Negotiations Between Canada Post and CUPW Are Stalled
June 9, 2011
Latest offer put forward by the union is a step backward
Canada Post and CUPW remain far apart on several fundamental issues. The union today rejected major compromises proposed by Canada Post to address sick leave and staffing levels. CUPW also refuses to discuss any initiatives that will reduce costs and address the problems of declining mail volumes, increasing competition and electronic substitutions of traditional mail. After almost a week, the union has again rejected Canada Post's generous offer.
Throughout this round of labour negotiations, Canada Post has made every effort to protect the pay, pension and job security of existing employees. To do this the company has proposed adjusting its offering for employees hired in the future. Canada Post hopes to phase-in a new cost structure in the coming years. This is a fair and reasonable approach. It allows the company to provide current regular employees with the following:
- Annual wage increases that will bring the top wage rate to $26 an hour
- Continued job security
- No changes to a fully indexed Defined Benefit pension plan
- Comprehensive health benefits for employees and retirees
- Generous vacation leave that gives employees up to seven weeks off each year
For employees hired in the future, the company has proposed a starting wage of $19 an hour that rises to $26 an hour over seven years; up to six weeks vacation; and a fully indexed defined benefit pension by age 60. The package for new employees is superior to the wages and benefits offered by competing logistic and delivery companies. Equally important, these changes will help Canada Post manage labour costs that represent two-thirds of its revenues.
Every effort has been made to reach a negotiated settlement that is in the best interests of employees, customers and the company.

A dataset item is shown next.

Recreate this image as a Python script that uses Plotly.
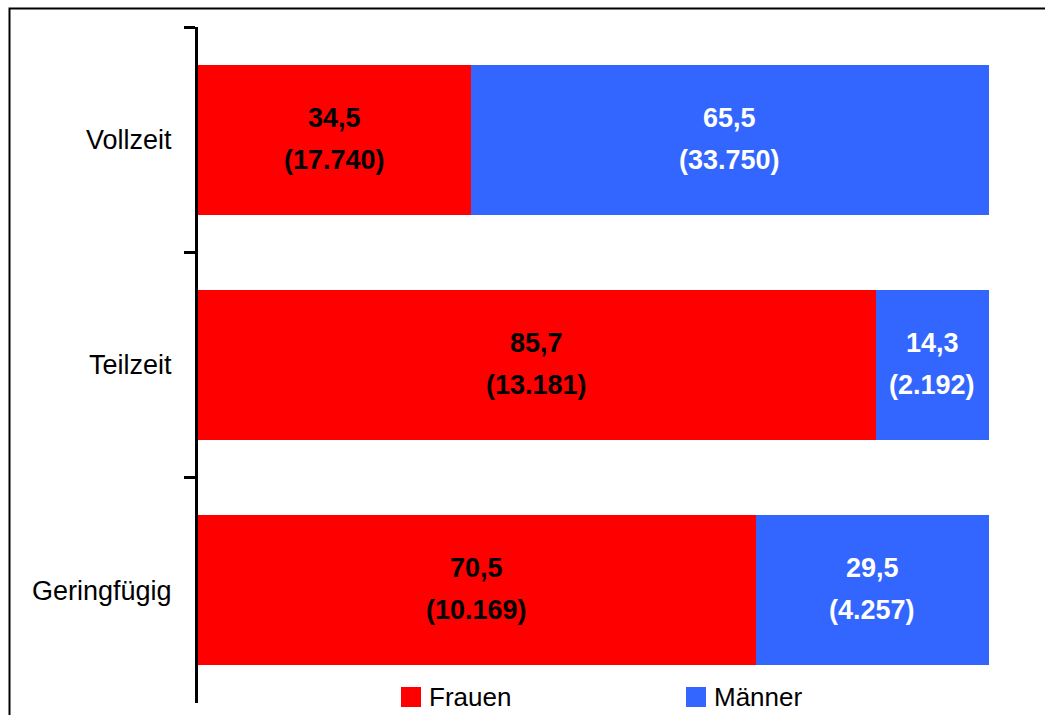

Canada Post again reiterated that it is unable to move or accommodate the union's demands without jeopardizing the mail service that Canadians rely on.
The strike actions being orchestrated by the union are seriously damaging the financial viability of the company. The rotating strikes have damaged Canada Post and clouded the company's future. Volumes at Canada Post have fallen significantly since the union started rotating strikes on June 3. This decline in volumes comes at a time when the company is already struggling to address significant business challenges.